Written problem :: Report every line below that holds the word "with".

++++ Data records ++++

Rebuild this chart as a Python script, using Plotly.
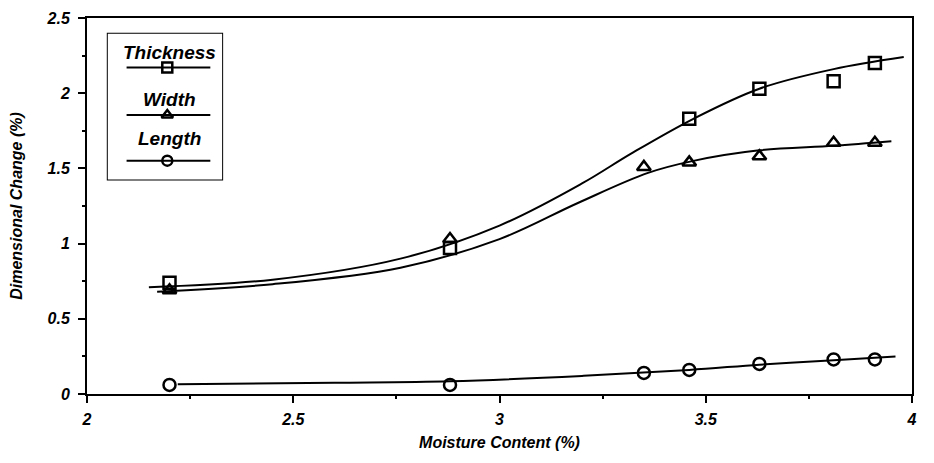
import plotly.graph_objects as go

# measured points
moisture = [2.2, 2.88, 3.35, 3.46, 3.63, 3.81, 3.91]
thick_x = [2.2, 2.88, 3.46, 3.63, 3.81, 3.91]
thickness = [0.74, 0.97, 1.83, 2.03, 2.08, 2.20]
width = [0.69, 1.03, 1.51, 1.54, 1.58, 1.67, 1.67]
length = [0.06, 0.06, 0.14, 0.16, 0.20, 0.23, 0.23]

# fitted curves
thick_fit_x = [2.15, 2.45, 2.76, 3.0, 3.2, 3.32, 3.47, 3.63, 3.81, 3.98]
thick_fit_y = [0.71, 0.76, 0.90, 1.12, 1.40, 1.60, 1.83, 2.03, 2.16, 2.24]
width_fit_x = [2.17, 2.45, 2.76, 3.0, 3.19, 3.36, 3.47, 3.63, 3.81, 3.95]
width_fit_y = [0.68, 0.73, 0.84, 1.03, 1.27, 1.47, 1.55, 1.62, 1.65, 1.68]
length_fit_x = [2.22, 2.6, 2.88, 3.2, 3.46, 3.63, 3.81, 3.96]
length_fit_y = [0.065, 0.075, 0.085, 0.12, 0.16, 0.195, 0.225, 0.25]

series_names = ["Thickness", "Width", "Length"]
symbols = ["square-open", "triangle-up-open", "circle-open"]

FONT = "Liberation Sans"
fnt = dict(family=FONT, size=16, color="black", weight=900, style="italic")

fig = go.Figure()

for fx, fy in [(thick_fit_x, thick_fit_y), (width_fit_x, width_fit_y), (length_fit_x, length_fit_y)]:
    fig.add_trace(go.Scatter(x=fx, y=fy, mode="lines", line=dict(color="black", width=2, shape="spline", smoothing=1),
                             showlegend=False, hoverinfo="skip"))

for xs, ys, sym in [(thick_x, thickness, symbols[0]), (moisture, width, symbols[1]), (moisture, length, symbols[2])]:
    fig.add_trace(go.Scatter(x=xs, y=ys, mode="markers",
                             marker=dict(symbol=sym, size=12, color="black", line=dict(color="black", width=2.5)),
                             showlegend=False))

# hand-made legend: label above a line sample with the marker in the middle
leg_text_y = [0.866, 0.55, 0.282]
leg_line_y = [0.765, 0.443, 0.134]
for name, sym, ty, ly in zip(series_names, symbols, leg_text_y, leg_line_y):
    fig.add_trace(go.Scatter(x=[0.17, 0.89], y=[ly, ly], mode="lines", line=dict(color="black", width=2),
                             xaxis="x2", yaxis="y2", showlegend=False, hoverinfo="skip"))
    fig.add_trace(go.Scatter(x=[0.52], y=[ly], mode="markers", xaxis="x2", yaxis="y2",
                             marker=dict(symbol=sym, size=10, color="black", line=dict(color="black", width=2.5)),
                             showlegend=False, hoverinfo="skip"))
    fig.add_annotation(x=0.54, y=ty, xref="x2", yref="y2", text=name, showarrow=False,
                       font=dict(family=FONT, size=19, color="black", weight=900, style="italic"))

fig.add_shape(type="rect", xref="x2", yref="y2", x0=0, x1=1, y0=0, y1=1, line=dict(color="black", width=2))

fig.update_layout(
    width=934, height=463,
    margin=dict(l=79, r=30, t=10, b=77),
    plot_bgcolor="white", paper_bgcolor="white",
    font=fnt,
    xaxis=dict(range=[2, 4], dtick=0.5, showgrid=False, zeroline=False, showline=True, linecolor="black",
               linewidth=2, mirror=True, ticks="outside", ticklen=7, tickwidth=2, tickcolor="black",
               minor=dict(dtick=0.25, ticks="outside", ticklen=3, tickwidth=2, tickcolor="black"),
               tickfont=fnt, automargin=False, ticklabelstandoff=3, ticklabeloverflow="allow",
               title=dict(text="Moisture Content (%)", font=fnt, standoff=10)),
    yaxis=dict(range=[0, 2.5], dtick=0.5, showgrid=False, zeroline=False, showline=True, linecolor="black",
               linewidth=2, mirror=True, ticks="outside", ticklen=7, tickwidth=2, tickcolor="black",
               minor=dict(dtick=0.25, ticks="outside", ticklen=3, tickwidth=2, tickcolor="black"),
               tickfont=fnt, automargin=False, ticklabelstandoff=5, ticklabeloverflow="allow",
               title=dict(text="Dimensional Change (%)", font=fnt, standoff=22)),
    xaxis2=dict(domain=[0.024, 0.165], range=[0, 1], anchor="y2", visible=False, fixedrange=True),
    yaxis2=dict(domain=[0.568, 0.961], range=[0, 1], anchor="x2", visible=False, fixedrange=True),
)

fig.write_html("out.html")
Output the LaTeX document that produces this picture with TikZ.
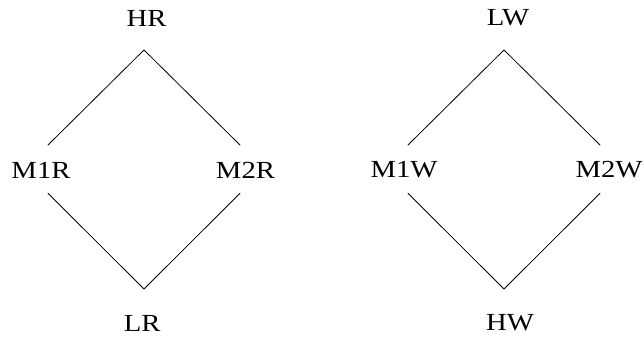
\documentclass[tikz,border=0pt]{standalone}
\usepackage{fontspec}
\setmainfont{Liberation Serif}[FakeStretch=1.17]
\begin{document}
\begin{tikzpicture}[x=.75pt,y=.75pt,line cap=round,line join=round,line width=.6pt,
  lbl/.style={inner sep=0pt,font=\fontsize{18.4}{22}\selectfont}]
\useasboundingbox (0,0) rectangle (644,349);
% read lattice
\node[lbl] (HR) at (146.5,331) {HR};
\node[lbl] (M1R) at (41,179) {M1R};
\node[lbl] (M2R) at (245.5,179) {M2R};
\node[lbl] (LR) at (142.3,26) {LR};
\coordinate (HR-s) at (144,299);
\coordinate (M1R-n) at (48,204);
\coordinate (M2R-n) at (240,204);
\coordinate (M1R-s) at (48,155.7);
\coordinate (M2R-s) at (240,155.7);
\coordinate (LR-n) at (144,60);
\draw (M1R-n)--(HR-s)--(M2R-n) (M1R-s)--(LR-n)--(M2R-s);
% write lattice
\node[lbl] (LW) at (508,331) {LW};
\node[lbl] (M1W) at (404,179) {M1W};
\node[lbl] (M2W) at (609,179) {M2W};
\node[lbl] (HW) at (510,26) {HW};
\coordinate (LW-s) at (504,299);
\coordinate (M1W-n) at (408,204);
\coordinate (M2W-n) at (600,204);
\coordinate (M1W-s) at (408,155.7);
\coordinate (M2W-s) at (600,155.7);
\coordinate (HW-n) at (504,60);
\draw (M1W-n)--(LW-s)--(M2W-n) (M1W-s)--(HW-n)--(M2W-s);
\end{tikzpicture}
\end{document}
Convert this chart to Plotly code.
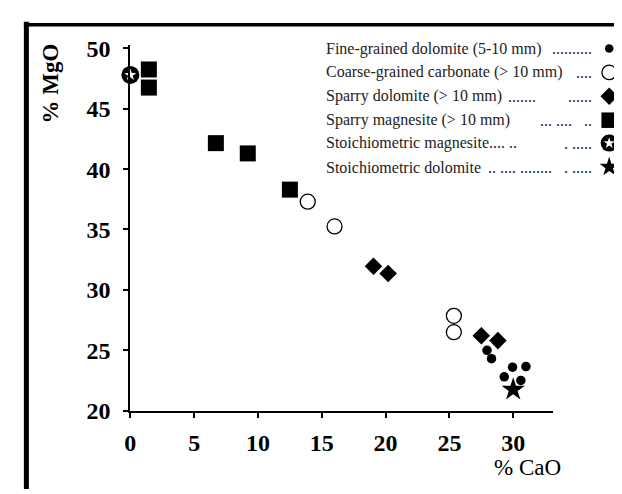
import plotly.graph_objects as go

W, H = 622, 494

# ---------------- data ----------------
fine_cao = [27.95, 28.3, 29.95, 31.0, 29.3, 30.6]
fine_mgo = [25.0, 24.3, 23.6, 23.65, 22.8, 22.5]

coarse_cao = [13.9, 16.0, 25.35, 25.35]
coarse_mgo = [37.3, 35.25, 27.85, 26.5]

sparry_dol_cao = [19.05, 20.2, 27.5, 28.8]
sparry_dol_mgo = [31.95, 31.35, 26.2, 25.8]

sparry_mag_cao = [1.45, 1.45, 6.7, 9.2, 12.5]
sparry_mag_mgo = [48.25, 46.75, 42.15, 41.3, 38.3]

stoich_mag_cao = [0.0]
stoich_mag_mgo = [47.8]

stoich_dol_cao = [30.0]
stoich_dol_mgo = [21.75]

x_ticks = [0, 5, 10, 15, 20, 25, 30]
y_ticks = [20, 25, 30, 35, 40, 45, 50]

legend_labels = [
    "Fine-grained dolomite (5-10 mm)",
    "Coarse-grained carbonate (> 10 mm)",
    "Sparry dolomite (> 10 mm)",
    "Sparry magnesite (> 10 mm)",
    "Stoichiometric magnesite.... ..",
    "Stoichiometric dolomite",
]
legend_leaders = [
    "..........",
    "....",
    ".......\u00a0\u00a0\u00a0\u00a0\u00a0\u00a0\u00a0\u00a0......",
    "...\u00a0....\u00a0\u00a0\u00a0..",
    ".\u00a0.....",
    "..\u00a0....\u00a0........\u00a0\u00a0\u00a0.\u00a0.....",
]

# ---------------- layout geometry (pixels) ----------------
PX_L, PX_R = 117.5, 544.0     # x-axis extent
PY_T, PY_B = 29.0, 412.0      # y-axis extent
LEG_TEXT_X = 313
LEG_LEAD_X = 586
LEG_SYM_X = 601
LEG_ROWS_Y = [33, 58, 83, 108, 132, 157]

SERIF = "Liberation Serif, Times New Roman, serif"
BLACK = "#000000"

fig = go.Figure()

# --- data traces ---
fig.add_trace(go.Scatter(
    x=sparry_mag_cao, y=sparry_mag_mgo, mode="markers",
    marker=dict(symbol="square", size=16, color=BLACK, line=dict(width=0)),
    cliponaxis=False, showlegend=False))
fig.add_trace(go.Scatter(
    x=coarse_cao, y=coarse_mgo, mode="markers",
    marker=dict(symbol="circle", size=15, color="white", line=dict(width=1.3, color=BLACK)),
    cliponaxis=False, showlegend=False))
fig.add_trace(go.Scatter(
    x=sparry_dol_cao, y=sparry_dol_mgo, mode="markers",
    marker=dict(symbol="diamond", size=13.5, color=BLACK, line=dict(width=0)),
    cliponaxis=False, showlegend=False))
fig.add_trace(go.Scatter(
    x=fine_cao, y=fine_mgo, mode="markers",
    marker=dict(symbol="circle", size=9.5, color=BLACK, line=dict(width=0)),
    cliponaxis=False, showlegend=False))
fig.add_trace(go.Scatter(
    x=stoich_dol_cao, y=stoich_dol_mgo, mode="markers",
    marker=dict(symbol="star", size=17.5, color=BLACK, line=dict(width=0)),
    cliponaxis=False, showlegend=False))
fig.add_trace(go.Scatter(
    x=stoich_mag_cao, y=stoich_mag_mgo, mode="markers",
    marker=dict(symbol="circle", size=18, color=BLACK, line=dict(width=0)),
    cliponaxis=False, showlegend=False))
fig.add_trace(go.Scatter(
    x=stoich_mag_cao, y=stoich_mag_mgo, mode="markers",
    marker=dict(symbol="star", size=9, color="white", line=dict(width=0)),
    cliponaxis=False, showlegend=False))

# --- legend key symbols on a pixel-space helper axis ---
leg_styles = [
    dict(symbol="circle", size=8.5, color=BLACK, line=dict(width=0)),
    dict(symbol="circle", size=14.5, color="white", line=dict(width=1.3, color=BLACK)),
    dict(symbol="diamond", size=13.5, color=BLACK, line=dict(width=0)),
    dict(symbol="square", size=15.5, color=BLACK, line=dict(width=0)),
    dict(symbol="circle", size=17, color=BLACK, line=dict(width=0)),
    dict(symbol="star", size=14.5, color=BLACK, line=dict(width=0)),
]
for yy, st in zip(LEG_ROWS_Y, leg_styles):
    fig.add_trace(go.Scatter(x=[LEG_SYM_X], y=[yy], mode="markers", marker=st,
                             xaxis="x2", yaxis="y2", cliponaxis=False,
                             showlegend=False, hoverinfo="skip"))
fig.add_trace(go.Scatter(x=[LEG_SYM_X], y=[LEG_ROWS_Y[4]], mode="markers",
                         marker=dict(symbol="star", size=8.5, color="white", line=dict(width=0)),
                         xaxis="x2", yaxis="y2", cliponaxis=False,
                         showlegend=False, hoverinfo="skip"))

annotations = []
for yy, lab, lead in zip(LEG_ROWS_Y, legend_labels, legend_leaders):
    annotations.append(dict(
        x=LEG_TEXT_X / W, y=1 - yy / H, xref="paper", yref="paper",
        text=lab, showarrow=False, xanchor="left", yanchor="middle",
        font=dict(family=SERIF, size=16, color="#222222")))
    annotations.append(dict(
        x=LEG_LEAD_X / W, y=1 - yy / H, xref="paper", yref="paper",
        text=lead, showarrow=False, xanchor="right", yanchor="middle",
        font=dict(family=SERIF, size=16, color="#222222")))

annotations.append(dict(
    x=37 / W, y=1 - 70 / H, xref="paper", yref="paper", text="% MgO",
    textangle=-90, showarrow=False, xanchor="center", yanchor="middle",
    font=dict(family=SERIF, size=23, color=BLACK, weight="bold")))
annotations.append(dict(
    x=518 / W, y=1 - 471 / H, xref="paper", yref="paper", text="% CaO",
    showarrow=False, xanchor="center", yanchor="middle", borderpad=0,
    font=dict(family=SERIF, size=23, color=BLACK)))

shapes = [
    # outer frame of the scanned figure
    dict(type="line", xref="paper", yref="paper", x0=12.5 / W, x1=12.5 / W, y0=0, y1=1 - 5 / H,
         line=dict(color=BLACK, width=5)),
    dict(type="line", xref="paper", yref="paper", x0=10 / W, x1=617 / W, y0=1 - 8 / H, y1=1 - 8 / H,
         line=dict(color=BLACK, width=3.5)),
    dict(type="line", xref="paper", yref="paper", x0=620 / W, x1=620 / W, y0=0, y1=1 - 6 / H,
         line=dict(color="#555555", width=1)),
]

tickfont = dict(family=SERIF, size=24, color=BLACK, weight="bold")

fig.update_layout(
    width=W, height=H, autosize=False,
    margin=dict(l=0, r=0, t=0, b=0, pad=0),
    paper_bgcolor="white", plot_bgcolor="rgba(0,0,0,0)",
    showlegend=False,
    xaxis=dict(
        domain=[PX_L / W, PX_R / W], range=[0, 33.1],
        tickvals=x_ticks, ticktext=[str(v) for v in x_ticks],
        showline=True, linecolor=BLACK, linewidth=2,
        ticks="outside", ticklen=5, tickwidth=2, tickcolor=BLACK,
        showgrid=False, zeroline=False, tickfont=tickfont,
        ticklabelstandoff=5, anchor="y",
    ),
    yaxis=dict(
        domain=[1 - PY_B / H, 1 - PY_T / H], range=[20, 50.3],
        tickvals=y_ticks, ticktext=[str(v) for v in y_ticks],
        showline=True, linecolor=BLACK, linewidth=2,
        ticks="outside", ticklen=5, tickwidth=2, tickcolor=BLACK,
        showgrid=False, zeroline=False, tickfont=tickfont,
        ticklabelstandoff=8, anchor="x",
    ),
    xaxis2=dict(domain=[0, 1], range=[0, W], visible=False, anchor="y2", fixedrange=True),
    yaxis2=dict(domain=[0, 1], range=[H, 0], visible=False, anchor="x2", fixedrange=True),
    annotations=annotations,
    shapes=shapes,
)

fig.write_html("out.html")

++++

Task answer ::
# hand-made legend: label above a line sample with the marker in the middle
Output the LaTeX document that produces this picture with TikZ.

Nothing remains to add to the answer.